Enhancement of gclid parsing for by-request stream: Logic for parsing gclid from the ByRequest pipeline was improved to consider adGroup and offer the option to select based on table_suffix.
May 08, 2023
Correction of code: In this update, corrections were made to the code. The "D - GA4 Sessionization" step is now enabled by default and doesn't lead to errors when the owoxbi_ga4_sessions table is absent. Additionally, the logic for the adContent value was adjusted to be sourced from the appropriate field. The events first_visit and session_start are now categorized as non-interactive events. Parsing of adGroup was added for both new and old dataTransfer, with plans to add it for the by-request pipeline when a client with that setup appears.
March 31, 2023
Correction of code: In this update, corrections were applied to the code. In cases where a source is present in the referral exclusion list, a session with source / medium = (direct) / (none) is now created, as opposed to the previous (direct) / (not set).
March 17, 2023
Correction of code: To handle a large volume of data, optimization was carried out on the code. The process was divided into several steps using temporary tables, which helped avoid errors due to memory consumption limits and optimized data processing.
February 28, 2023
Addition of identifier selection: This update introduced the ability to choose an identifier. This parameter can be set on the "GA4 Sessionization Inputs" sheet in the Primary Identifier field. Two options were added: user_pseudo_id and owox.user_id.
Change in referral exclusion list check: The check is now based on inclusion in the list, rather than exact matching. To specify the referral exclusion list, a "|" separator is now used instead of ",".
January 23, 2023
Exclusion of profiling code: This update involved excluding profiling code. This change was due to the fact that profiling is now done during the modeling stage rather than during sessionization.

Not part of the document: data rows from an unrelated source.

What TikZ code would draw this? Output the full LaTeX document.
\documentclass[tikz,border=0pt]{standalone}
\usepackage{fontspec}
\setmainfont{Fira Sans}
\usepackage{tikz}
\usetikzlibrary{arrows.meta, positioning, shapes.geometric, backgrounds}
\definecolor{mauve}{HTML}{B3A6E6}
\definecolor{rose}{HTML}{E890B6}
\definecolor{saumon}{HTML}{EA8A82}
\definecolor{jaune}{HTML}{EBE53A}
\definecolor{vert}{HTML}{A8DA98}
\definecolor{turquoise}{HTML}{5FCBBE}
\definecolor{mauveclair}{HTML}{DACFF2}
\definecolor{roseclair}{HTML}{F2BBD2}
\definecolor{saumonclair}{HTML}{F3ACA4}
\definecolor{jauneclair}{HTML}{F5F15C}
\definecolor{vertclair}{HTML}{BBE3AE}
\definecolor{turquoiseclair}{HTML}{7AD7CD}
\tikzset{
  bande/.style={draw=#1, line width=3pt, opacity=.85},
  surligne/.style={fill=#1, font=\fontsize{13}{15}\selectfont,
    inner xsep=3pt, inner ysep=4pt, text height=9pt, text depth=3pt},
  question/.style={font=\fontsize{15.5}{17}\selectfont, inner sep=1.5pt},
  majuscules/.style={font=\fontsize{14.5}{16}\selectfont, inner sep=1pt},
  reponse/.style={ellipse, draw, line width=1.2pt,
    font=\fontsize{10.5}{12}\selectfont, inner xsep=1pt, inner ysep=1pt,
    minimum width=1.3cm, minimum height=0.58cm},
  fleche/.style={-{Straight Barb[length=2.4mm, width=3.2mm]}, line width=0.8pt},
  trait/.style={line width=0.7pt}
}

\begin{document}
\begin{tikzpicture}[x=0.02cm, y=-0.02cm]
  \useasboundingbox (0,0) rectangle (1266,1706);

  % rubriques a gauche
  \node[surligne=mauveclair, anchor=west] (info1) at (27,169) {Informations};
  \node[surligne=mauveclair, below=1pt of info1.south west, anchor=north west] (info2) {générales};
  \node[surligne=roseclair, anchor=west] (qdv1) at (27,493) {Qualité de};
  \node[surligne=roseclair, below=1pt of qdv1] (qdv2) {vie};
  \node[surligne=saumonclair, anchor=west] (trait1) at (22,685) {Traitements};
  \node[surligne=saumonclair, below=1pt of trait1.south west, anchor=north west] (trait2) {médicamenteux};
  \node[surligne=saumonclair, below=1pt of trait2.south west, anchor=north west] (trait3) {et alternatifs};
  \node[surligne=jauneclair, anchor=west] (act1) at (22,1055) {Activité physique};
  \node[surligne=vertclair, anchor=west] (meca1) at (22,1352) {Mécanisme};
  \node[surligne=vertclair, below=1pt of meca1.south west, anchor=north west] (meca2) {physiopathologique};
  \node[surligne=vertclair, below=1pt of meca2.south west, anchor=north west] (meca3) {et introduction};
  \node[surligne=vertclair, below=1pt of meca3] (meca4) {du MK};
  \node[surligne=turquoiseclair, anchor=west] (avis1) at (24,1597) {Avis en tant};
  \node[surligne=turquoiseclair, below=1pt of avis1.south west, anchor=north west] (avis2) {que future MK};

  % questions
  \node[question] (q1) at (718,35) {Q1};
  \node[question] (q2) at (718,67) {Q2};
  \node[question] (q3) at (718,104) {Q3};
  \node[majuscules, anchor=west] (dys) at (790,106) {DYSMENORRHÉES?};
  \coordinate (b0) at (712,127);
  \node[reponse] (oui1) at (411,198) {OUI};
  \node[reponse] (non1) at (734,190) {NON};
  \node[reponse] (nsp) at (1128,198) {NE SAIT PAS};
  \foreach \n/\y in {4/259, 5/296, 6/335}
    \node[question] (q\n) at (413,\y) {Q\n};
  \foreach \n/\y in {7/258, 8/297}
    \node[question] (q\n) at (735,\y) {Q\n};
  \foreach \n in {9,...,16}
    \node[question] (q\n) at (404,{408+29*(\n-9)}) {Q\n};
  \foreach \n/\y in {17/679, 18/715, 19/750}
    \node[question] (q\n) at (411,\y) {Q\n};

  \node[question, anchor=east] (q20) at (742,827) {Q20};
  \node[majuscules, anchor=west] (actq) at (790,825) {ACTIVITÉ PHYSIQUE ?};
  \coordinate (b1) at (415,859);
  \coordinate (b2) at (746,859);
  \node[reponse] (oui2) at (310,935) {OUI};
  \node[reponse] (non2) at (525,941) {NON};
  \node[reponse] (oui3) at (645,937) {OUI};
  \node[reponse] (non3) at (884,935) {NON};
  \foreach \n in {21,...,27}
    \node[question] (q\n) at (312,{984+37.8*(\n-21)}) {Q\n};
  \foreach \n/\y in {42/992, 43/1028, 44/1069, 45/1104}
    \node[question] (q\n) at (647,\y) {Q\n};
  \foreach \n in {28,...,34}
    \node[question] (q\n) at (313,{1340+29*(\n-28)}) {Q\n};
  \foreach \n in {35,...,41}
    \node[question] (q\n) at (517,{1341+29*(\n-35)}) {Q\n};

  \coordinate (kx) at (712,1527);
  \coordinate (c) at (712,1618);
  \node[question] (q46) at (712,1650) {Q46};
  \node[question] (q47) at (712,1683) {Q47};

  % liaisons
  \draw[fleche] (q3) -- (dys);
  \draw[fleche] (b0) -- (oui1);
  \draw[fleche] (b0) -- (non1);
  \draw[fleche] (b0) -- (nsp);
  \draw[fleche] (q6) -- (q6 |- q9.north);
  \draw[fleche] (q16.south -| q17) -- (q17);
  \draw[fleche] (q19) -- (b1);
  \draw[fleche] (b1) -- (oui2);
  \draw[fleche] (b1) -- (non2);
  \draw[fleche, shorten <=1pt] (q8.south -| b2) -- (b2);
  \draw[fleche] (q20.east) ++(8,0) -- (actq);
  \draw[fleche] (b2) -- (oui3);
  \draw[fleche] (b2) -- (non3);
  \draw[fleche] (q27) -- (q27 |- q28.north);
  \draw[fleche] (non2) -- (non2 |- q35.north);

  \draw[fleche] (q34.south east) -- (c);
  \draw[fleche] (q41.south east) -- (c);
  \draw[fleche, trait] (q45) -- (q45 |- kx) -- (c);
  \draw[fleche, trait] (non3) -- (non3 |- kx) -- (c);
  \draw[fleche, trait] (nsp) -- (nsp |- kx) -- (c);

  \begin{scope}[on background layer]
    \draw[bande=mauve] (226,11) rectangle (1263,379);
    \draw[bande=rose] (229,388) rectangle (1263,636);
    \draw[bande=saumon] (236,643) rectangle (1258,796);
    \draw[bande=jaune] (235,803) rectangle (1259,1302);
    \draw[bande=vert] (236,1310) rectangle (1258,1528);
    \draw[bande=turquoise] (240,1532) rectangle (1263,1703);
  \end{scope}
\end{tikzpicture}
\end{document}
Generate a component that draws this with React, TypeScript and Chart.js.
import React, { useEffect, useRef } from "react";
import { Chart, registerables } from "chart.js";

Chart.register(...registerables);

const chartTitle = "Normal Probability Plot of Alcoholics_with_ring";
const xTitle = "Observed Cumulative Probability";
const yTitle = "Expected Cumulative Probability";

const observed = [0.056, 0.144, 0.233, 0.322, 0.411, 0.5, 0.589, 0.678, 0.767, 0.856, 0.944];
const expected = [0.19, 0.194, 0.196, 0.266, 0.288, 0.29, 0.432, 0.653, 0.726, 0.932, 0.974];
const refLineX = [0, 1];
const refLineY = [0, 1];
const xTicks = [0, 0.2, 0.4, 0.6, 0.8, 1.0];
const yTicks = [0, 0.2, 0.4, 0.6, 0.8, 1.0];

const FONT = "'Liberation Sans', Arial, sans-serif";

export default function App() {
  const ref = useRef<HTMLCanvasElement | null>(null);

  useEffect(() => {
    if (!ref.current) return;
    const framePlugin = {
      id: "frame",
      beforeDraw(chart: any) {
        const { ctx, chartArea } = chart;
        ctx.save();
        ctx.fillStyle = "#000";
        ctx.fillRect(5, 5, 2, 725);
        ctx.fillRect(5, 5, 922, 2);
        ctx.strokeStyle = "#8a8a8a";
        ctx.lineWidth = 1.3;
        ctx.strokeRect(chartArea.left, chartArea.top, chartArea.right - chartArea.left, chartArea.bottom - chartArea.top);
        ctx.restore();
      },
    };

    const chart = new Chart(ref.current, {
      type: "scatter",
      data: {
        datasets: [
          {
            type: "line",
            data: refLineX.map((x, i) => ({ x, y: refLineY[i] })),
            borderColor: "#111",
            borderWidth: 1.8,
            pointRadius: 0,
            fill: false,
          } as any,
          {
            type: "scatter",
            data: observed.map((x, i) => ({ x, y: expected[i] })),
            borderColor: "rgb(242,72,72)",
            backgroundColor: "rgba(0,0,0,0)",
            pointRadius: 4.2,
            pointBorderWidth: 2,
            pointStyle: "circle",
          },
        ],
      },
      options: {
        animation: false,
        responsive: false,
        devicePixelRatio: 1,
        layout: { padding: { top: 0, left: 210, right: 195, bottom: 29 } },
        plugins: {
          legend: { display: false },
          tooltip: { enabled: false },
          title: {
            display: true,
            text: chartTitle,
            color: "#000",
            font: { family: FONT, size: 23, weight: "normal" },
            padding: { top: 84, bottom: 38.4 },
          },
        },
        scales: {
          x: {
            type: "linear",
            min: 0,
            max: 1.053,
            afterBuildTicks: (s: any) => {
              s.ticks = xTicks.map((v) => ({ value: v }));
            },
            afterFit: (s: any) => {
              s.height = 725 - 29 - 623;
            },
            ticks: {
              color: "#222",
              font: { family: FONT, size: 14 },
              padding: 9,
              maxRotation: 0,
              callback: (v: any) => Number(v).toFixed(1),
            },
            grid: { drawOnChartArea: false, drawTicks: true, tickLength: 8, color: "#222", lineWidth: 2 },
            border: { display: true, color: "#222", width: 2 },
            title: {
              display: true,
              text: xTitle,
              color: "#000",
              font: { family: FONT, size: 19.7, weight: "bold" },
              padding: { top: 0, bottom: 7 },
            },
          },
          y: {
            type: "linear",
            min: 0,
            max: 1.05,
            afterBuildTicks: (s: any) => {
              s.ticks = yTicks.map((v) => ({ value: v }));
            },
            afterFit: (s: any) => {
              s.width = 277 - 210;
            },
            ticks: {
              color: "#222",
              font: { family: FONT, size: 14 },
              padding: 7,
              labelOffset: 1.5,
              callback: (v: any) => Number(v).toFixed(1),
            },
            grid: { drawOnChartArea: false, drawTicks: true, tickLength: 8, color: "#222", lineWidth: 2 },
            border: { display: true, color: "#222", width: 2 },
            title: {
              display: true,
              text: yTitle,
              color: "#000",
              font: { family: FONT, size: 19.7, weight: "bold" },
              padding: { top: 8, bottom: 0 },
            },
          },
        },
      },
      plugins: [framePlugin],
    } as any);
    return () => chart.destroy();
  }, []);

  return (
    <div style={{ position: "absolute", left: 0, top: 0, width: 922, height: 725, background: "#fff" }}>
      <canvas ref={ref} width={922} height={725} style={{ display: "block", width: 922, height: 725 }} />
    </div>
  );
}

Division of code into stages: Sessionization was divided into two stages - profiling and sessionization. This ensured proper handling of large data volumes and prevented errors related to memory limits
January 09, 2023
Correction of profiling code and handling of identifiers: In this update, corrections were made to the profiling code and handling of cases where clients provide identifiers '0', '-', '', 'null'. This prevented the creation of a single large "superuser" and avoided errors in queries.
Division of code into stages: Sessionization was divided into multiple stages to avoid errors due to memory consumption limits. The stages include extracting event data, preparing session and hit-level parameters, preparing a temporary table for changing labels, applying the model to data, and appending data to the final table.